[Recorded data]
┌────────

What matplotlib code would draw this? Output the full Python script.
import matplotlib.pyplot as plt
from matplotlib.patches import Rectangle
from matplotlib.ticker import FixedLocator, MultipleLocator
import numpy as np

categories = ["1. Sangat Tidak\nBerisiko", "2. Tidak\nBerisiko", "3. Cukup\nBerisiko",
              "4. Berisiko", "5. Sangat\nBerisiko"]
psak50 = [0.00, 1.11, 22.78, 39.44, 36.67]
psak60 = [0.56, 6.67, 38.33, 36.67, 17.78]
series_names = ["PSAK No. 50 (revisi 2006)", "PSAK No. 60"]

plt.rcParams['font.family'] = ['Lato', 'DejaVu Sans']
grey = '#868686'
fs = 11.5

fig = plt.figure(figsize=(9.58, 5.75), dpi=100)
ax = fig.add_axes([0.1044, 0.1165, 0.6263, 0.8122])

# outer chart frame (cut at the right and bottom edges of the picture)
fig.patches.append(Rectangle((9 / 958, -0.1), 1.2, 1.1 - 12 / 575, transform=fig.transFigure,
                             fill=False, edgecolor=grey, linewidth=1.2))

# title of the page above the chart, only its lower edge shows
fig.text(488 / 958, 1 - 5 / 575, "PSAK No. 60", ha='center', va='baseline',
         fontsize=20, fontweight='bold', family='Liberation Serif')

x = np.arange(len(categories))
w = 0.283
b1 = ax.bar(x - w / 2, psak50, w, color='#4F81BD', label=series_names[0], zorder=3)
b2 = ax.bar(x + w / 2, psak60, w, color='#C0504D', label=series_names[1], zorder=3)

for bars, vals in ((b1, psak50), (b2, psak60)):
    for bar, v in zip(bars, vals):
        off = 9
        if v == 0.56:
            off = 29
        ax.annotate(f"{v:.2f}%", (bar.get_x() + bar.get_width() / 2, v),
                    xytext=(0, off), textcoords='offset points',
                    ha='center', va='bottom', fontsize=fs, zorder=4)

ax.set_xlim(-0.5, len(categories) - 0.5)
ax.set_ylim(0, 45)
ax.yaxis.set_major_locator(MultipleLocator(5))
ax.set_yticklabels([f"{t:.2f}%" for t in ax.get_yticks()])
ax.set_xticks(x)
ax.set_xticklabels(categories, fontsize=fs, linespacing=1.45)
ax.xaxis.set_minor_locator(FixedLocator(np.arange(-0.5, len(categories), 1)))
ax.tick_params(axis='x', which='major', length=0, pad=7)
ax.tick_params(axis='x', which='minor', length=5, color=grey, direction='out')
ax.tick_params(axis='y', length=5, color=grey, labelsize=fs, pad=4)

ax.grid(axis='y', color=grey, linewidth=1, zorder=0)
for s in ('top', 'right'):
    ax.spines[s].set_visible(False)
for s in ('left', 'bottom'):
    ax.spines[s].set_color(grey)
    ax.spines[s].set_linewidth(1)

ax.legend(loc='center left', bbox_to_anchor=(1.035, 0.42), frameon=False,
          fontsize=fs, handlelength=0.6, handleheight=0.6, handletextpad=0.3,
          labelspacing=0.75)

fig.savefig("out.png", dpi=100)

└────────
┌────────

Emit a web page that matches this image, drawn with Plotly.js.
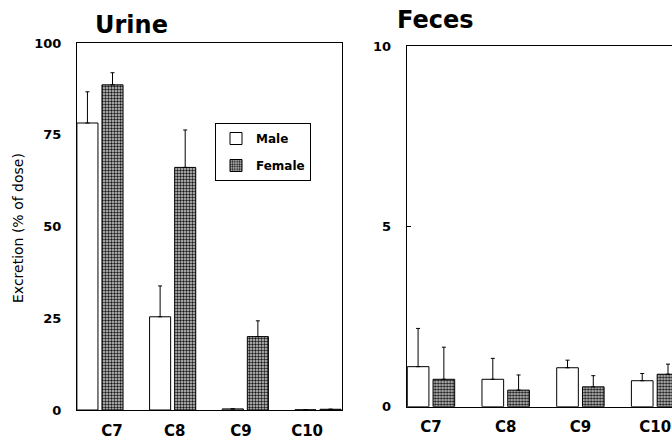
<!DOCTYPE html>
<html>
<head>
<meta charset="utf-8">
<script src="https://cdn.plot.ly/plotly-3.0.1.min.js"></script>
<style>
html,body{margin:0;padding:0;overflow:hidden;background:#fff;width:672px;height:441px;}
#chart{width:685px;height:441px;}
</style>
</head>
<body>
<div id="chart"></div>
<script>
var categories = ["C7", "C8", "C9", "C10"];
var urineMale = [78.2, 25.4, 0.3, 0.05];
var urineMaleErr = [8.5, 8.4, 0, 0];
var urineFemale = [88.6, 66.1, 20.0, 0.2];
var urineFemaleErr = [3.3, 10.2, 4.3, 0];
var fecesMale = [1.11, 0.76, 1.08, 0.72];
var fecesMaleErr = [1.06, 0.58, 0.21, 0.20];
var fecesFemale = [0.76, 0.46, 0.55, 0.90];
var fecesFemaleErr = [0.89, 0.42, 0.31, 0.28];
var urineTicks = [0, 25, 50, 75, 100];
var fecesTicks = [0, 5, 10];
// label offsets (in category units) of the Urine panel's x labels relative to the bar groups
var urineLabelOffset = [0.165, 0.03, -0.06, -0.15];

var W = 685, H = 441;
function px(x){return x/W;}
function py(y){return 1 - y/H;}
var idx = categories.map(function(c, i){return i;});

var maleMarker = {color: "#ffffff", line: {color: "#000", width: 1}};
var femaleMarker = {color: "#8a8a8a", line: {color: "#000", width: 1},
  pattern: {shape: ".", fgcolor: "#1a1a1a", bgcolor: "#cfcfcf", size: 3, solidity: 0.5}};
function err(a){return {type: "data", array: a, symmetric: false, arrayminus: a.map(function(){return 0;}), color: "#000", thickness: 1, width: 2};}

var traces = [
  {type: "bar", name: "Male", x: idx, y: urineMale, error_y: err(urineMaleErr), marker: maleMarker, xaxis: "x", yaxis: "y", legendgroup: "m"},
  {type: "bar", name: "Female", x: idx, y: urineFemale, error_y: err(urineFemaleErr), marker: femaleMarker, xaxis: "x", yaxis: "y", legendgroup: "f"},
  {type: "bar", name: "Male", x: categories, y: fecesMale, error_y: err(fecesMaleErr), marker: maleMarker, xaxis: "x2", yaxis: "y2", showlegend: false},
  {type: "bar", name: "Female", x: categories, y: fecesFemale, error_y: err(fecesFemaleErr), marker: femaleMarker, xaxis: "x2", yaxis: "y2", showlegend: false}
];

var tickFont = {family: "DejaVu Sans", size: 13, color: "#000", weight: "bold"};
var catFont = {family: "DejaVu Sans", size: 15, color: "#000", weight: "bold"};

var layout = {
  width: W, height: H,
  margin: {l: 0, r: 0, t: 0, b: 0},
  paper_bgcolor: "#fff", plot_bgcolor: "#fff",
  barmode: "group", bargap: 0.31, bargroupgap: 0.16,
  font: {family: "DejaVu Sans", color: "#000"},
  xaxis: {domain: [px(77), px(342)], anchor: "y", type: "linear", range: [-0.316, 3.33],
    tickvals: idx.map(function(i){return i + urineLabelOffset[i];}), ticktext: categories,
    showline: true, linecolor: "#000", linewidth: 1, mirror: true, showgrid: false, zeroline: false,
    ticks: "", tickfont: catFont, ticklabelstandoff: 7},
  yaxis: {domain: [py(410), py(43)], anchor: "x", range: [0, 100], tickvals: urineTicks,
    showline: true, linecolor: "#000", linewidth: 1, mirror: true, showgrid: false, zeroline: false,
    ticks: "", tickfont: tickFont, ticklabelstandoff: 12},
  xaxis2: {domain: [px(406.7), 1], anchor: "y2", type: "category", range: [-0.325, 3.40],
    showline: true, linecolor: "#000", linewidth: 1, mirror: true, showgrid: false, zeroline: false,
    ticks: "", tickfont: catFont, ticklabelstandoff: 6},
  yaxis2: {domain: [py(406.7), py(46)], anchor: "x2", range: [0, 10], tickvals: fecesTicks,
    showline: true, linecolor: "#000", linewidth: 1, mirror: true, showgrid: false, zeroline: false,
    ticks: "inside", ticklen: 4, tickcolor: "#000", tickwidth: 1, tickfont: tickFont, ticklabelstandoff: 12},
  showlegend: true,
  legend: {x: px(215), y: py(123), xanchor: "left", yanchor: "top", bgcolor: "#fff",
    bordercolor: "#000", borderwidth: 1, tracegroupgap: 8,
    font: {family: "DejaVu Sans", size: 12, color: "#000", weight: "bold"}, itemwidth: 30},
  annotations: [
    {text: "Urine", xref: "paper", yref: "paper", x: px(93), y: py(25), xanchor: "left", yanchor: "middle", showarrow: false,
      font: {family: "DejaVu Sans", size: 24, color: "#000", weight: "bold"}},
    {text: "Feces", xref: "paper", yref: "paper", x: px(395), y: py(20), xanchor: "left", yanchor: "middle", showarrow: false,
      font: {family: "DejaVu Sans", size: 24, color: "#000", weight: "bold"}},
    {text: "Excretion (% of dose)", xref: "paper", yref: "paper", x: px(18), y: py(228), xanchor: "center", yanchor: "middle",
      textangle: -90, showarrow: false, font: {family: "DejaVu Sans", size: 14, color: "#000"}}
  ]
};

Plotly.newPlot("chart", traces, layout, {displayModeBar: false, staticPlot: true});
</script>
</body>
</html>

└────────

Search the records for the word "page", then list every line that has it.

■ **Solution to this problem**
# title of the page above the chart, only its lower edge shows
Emit a web page that matches this image, drawn with Plotly.js.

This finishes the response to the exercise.